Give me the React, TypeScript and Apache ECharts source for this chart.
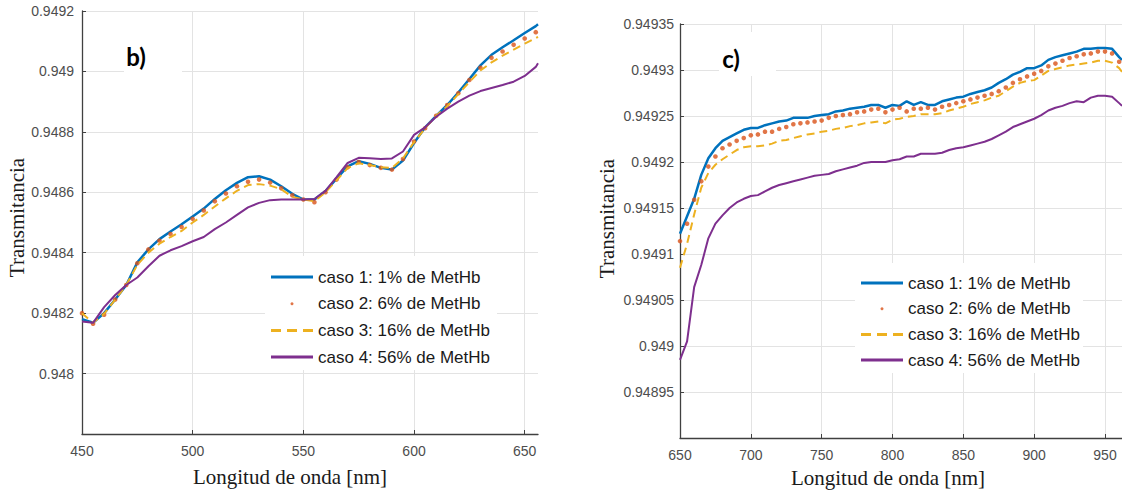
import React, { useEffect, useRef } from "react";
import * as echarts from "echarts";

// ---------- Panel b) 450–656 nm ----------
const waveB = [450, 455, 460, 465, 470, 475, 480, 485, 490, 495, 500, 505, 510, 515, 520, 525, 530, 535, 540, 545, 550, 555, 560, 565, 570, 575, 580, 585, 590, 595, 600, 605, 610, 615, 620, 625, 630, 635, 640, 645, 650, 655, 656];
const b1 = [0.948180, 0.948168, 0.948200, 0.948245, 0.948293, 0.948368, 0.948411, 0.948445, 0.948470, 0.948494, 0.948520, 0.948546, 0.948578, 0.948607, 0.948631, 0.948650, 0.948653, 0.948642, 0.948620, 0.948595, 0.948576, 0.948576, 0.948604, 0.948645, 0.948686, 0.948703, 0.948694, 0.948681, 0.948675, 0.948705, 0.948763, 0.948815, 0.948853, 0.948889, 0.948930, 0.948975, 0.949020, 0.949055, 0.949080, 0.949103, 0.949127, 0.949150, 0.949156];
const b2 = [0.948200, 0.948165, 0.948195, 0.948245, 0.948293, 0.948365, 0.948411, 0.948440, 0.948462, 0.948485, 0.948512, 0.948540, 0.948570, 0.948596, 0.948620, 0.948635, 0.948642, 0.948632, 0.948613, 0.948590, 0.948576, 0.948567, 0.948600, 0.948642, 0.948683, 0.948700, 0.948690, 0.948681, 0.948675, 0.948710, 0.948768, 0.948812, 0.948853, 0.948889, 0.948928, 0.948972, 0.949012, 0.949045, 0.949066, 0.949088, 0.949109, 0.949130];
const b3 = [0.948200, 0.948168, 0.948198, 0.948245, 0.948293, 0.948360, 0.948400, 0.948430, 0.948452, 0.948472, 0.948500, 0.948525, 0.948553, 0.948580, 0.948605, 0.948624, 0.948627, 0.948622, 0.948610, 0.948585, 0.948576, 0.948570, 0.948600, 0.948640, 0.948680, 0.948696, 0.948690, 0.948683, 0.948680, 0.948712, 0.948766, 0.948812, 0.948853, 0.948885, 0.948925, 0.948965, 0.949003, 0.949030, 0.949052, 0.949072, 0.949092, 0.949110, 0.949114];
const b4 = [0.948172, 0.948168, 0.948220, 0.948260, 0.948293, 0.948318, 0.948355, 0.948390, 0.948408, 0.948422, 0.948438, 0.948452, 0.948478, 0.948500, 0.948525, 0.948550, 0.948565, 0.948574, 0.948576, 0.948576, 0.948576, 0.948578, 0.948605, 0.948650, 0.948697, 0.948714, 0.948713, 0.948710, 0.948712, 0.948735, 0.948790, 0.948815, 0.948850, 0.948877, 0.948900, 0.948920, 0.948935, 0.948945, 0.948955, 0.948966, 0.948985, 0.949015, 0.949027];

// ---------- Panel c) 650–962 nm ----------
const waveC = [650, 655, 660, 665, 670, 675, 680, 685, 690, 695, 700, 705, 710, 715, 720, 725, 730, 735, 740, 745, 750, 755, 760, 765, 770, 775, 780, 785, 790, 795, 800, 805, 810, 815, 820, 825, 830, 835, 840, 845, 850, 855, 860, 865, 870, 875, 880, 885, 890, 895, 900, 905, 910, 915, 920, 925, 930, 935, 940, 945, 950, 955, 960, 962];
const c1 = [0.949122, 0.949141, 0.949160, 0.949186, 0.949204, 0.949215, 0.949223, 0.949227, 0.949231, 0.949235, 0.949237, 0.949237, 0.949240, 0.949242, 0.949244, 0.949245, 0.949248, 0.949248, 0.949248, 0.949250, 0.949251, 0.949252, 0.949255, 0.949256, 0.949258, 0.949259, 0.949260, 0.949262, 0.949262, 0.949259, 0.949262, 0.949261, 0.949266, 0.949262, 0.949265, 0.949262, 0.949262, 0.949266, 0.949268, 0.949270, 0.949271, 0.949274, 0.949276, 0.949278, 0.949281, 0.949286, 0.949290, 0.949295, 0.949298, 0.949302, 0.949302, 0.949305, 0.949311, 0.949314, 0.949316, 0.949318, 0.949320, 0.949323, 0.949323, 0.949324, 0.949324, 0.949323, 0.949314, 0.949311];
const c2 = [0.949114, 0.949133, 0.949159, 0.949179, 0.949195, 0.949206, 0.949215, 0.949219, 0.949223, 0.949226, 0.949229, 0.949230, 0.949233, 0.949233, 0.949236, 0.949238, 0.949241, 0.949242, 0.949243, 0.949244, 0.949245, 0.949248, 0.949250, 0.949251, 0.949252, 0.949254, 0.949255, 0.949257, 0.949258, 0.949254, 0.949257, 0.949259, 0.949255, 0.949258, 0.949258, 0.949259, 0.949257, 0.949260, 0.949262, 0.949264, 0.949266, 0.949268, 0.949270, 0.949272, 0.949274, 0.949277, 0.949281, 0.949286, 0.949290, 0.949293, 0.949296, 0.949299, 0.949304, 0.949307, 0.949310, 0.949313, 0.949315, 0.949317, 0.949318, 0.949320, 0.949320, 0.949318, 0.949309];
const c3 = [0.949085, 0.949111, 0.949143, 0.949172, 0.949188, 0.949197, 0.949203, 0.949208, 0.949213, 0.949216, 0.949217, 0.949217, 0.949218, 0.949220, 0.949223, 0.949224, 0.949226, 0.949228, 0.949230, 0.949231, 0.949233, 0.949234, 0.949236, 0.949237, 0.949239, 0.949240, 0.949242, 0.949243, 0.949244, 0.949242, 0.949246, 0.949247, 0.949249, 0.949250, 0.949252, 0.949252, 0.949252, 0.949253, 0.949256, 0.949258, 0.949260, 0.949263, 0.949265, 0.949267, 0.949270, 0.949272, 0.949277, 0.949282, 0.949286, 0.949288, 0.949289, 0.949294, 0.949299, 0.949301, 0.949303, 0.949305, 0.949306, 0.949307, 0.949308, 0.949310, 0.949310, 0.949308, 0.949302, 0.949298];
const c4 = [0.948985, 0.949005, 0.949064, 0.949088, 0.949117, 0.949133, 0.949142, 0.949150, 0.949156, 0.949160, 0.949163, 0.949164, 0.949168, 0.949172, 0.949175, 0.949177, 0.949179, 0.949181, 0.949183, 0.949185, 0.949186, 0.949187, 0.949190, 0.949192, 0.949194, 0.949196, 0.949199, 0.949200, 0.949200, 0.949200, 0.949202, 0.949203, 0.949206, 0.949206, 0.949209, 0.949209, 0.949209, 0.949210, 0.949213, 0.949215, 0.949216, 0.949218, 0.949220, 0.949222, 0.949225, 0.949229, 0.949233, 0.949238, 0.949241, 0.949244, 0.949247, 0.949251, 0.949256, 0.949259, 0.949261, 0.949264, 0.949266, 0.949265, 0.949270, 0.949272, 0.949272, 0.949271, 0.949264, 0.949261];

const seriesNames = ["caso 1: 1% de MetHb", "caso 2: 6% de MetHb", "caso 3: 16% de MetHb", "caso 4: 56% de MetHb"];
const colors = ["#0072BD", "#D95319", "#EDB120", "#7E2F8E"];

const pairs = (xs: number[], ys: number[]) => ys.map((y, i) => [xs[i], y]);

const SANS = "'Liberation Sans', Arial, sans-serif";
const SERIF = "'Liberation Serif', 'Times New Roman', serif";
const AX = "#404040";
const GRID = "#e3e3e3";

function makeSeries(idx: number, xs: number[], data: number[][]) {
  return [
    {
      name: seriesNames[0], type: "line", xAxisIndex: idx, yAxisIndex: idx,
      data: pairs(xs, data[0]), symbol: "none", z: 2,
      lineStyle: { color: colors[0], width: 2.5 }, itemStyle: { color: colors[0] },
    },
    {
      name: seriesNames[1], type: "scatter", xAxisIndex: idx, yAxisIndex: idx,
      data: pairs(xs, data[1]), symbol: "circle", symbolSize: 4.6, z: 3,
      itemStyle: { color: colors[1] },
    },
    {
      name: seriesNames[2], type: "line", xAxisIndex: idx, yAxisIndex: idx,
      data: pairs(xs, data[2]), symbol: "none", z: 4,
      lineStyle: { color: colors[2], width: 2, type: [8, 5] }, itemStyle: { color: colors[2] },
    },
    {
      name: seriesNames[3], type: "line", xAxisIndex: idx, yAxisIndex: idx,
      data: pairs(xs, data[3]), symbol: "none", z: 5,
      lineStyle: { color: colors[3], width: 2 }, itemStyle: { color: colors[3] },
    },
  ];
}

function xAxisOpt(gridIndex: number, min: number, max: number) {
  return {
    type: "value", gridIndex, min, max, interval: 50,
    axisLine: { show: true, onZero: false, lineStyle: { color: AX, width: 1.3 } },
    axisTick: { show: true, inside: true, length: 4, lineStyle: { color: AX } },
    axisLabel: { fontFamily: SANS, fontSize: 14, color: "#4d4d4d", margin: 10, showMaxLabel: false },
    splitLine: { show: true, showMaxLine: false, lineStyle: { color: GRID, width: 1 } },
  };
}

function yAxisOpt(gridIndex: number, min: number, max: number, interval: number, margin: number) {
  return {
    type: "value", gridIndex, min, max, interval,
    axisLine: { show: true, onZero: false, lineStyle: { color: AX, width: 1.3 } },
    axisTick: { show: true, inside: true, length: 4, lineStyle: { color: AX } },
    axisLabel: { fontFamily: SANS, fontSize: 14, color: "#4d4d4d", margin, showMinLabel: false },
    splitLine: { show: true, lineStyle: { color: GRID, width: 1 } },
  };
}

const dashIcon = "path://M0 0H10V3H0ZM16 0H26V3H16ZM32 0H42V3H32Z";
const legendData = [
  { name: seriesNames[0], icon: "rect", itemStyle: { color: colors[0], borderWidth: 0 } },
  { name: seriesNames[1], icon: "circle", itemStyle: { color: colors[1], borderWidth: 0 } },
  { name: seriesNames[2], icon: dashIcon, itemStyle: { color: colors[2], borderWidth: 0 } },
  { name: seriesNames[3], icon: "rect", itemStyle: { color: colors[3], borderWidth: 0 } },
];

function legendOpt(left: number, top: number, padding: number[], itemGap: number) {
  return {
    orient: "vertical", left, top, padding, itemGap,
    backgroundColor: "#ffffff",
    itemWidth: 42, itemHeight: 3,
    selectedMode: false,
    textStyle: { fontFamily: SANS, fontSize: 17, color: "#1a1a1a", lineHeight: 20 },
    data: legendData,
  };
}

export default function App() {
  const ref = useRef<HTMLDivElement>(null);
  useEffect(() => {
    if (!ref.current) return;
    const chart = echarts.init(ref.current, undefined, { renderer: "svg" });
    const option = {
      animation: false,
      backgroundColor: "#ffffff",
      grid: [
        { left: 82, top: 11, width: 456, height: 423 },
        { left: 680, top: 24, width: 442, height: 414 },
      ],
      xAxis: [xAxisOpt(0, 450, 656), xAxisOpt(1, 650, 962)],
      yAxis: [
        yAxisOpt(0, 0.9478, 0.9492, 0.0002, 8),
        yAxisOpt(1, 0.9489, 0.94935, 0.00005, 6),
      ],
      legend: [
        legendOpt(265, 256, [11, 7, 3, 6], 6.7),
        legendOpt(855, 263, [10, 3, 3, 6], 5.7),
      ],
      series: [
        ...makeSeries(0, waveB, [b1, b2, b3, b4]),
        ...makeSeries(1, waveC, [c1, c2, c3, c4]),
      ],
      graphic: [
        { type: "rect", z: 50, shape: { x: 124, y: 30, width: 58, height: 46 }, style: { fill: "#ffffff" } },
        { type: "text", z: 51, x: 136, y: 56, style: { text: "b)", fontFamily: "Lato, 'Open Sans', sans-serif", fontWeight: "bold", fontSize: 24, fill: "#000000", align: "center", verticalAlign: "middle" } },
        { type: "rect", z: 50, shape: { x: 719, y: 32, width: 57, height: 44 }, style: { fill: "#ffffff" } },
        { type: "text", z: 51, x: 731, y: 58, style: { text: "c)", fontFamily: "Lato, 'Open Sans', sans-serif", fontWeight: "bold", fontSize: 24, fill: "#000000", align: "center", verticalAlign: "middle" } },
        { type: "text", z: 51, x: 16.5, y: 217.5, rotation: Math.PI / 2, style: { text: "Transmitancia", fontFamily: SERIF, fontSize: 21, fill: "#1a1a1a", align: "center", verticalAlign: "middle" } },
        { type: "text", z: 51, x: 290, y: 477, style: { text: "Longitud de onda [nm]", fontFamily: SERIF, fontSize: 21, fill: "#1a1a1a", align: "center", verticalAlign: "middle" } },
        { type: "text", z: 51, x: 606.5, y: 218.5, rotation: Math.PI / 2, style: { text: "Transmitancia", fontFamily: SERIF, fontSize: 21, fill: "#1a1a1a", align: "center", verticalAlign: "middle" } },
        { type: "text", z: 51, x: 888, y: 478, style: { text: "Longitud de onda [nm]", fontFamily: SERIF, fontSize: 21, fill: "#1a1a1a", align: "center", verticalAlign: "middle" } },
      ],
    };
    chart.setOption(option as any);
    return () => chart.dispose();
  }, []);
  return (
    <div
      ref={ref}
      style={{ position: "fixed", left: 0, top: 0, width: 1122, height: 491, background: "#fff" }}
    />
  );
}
• • • •
**Directions for this task**
Skip the pictures and restate exactly the lines from the beginning of the listing to the line with "import * as", that line included.

**Output for this task**
Give me the React, TypeScript and Apache ECharts source for this chart.
import React, { useEffect, useRef } from "react";
import * as echarts from "echarts";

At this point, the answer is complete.